I should probably make that my next step once I've finished making changes to Atonal Dreams based on feedback. I notice that a lot of these Kickstarters have a long period where you can follow them before they actually launch, though, so I shouldn't delay too long if I am going to do one.
Here's another thing that's not exactly related to that, but which is related to money-making in general. I saw a tweet by Matt Roszak the other day mentioning
∞ a newly-released episode of something called Burnt Face Man ∞, by David Firth, one of the big names in the Flash scene a decade or so ago. I haven't watched it because I expect it to be unsettling in a way I feel I can't stomach quite as well these days as I could as a teenager (though I wonder whether cultural shifts have affected his art much), but from the preview it looks like his general style is the same as it was back then. It looks to be even reusing assets from the original episodes of that, many years ago.
I noticed he has
∞ A Patreon ∞, where he's got 1,394 patrons collectively donating an unspecified amount. Very impressive, though not surprising considering the name he made for himself in those communities back then. I've seen a few of the old creators still doing what they did like this, and getting supported for it, which makes me think a lot about my own hiding in a cave for years and coming back with stuff quite different to what I made in the past. The idea of
not constantly growing and changing is something I probably couldn't manage, though I do wonder if I'd be much less financially insecure if I was just making MARDEK 8 now or something. But how long can you continue doing what you always did? There has to come a point where the bubble bursts... maybe. I don't know!

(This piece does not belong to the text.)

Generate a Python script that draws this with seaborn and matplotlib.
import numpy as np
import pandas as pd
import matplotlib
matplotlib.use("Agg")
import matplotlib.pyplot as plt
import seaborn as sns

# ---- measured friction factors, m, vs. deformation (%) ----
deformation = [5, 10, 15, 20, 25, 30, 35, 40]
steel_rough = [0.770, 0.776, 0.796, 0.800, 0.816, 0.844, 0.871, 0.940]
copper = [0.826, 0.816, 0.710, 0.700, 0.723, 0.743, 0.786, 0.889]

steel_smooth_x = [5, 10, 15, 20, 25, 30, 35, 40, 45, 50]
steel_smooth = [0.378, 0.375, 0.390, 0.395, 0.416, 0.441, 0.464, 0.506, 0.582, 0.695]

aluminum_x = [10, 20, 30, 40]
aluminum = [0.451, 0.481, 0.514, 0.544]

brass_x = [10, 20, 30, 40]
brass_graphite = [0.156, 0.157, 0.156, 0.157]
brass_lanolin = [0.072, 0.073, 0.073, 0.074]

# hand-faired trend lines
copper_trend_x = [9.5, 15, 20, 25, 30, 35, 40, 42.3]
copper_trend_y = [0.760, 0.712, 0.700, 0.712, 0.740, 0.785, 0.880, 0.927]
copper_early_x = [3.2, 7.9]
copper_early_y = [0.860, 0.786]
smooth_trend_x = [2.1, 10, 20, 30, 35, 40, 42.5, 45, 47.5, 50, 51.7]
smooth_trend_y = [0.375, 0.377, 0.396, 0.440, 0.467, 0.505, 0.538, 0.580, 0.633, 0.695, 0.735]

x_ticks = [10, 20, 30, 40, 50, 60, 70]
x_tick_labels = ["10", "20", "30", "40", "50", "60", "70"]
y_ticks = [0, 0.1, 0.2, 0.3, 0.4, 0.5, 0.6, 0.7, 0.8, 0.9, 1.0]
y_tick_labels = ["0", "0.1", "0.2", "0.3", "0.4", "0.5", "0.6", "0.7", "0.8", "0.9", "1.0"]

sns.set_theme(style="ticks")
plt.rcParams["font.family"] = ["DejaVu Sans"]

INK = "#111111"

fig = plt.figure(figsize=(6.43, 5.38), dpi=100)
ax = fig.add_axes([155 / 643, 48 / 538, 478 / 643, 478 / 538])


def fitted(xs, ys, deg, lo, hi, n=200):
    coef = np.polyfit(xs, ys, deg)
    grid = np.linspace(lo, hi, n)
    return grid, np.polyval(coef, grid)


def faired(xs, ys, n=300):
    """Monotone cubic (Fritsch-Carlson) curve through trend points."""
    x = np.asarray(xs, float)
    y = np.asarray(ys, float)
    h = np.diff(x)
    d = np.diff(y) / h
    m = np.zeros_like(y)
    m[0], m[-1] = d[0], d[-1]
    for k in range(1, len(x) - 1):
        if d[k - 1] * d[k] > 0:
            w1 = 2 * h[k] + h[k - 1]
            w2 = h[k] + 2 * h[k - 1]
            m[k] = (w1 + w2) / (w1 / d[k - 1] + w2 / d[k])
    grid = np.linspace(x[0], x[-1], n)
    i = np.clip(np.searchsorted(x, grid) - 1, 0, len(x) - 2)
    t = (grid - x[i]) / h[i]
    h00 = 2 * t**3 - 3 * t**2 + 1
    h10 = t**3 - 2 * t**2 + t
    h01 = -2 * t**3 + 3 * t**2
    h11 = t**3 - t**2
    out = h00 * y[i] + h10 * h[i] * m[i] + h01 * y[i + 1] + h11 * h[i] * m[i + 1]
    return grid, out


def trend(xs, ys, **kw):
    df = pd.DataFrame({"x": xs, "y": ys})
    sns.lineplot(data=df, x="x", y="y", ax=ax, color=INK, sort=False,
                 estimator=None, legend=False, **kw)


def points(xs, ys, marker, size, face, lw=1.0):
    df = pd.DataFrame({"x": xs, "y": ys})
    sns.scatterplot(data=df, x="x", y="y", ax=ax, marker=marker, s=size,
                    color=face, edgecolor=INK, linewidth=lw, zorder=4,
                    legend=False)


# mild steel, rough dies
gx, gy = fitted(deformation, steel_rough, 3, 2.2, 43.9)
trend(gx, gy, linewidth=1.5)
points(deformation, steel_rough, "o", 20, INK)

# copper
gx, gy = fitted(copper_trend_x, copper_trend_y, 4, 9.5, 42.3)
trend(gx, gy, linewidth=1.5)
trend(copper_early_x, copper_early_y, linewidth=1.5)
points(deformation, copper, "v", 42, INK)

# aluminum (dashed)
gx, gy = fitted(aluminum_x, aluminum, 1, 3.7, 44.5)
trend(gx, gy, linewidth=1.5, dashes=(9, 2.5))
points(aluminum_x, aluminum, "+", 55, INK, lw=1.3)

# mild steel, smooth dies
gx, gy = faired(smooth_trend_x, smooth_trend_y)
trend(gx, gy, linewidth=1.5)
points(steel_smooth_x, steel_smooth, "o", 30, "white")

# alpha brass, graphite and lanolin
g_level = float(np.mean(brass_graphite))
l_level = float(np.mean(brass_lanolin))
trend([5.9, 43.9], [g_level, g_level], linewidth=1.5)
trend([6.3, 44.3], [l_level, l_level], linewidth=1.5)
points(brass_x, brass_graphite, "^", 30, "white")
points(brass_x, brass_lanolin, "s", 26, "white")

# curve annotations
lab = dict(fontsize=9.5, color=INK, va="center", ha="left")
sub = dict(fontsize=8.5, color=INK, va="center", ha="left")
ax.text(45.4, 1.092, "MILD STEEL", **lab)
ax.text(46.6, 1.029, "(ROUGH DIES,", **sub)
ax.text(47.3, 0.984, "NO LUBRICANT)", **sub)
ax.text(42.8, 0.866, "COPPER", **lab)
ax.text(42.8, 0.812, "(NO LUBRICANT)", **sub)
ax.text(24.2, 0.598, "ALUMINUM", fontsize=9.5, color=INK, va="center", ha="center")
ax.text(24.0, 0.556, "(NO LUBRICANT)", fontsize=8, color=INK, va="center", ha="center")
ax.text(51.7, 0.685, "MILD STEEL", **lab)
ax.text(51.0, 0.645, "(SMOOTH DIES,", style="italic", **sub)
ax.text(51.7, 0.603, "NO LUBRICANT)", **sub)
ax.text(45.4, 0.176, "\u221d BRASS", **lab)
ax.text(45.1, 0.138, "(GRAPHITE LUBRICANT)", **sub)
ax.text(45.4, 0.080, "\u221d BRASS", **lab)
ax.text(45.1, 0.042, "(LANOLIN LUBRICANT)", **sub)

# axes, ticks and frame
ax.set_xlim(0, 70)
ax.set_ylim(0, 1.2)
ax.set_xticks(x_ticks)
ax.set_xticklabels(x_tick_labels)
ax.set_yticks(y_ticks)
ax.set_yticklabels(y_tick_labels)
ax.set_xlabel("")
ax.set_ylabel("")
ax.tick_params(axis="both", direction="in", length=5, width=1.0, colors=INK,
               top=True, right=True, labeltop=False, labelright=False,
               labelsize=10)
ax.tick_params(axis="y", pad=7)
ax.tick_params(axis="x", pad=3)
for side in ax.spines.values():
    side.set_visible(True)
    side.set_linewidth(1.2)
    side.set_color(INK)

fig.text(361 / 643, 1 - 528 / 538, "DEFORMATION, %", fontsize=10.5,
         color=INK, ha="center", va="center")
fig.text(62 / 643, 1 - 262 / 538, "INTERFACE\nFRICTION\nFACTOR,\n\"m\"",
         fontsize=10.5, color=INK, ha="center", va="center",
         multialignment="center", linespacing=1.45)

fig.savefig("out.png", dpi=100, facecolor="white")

It's great that there's a platform where fans can support their old favourites though, and that some creators can continue doing what they do without having to give it all up to pay the bills.
In 2019, I earned something pathetic like £2000 in total, and in 2020 I earned just under £13k. I set myself the goal to earn £20k this year, and so far I've earned around £4000.

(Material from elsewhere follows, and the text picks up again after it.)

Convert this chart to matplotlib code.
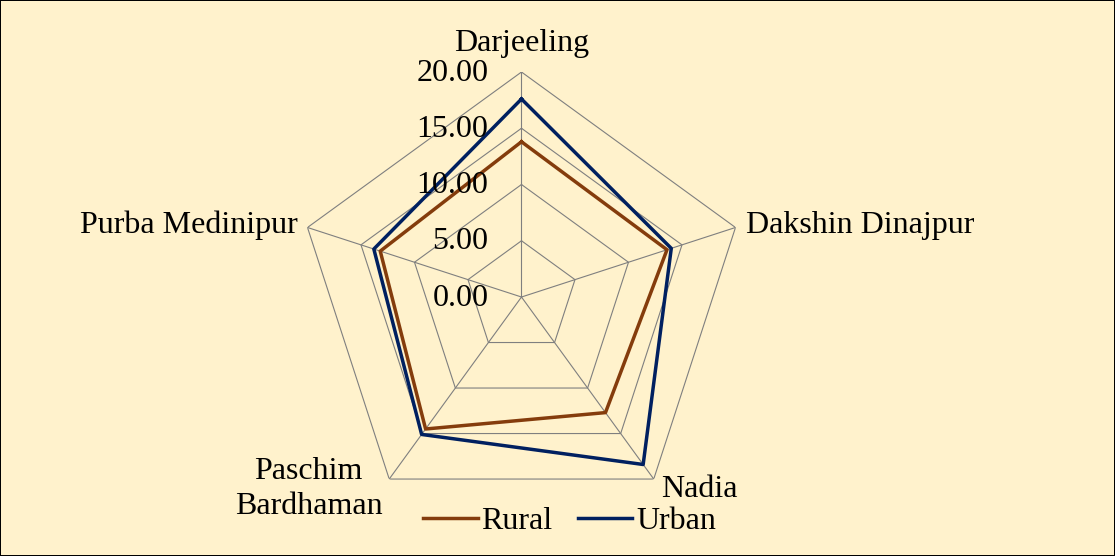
import numpy as np
import matplotlib
matplotlib.use('Agg')
import matplotlib.pyplot as plt

districts = ['Darjeeling', 'Dakshin Dinajpur', 'Nadia', 'Paschim\nBardhaman', 'Purba Medinipur']
rural = [13.8, 13.6, 12.7, 14.5, 13.2]
urban = [17.6, 14.0, 18.4, 15.1, 13.8]
levels = [0, 5, 10, 15, 20]
level_labels = ['0.00', '5.00', '10.00', '15.00', '20.00']

plt.rcParams['font.family'] = ['Liberation Serif', 'DejaVu Serif']

bg = '#FFF2CC'
fig = plt.figure(figsize=(11.15, 5.56), dpi=100)
fig.patch.set_facecolor(bg)
fig.patch.set_edgecolor('black')
fig.patch.set_linewidth(1.2)

ax = fig.add_axes([0.2659, 0.0611, 0.4036, 0.8094], projection='polar')
ax.set_facecolor('none')
ax.set_theta_offset(np.pi / 2)
ax.set_theta_direction(-1)
ax.set_ylim(0, 20)
ax.spines['polar'].set_visible(False)
ax.grid(False)
ax.set_xticks([])
ax.set_yticks([])

n = len(districts)
theta = np.linspace(0, 2 * np.pi, n, endpoint=False)
closed = np.append(theta, theta[0])

grid_col = '#7f7f7f'
for lv in levels[1:]:
    ax.plot(closed, [lv] * (n + 1), color=grid_col, lw=0.8, zorder=1)
for t in theta:
    ax.plot([t, t], [0, 20], color=grid_col, lw=0.8, zorder=1)

ax.plot(closed, rural + rural[:1], color='#843C0C', lw=2.5, zorder=3, label='Rural')
ax.plot(closed, urban + urban[:1], color='#002060', lw=2.5, zorder=3, label='Urban')

fs = 23
for lv, lab in zip(levels, level_labels):
    ax.annotate(lab, xy=(0, lv), xytext=(-33, -1), textcoords='offset pixels',
                ha='right', va='center', fontsize=fs, annotation_clip=False)

offsets = [(0, 29, 'center'), (11, 2, 'left'), (7, -10, 'left'),
           (-7, -10, 'right'), (-10, 2, 'right')]
for t, name, (dx, dy, ha) in zip(theta, districts, offsets):
    ax.annotate(name, xy=(t, 20), xytext=(dx, dy), textcoords='offset pixels',
                ha=ha, va='center', multialignment='center', fontsize=fs,
                annotation_clip=False, linespacing=1.25)

fig.legend(loc='center', bbox_to_anchor=(0.511, 0.062), ncol=2, frameon=False,
           fontsize=fs, handlelength=1.7, handletextpad=0.12, columnspacing=0.8)

fig.savefig('out.png', dpi=100, facecolor=bg, edgecolor='black')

If I could earn at least £10k from Kickstarter, that'd be amazing! But it's not something I can just casually step into and hope for success. I still have a lot of social avoidance issues and inexperience in the whole marketing domain, so I'll need to devote myself wholly to researching how to run a Kickstarter for probably at least a couple of weeks before making one, rather than just giving myself an hour at the end of each work day to half-heartedly look into it. I need to finish the dev stuff I'm working on first though.
Looking at my income like this leaves me with mixed feelings. It can't compare to the big salaries of people in successful jobs, so that gets me down. But it's also a lot more than nothing, which is significant since it's so difficult making money purely from personal creative work. I'm by no means wealthy, but I do feel I'm on a hopeful path that
could lead to financial security eventually... maybe.
Patreon is a big part in me getting there, so a huge thanks to those of you donating to me on that!
I don't have any particular interest in being rich, but at the moment I don't feel secure enough to move out into my own place, which is frustrating. If I could earn enough to get to that point, that'd be enough for me. It's a journey.
(I wrote this over a few days - I'm been very busy! - so some of the numbers are probably off at the time of posting.)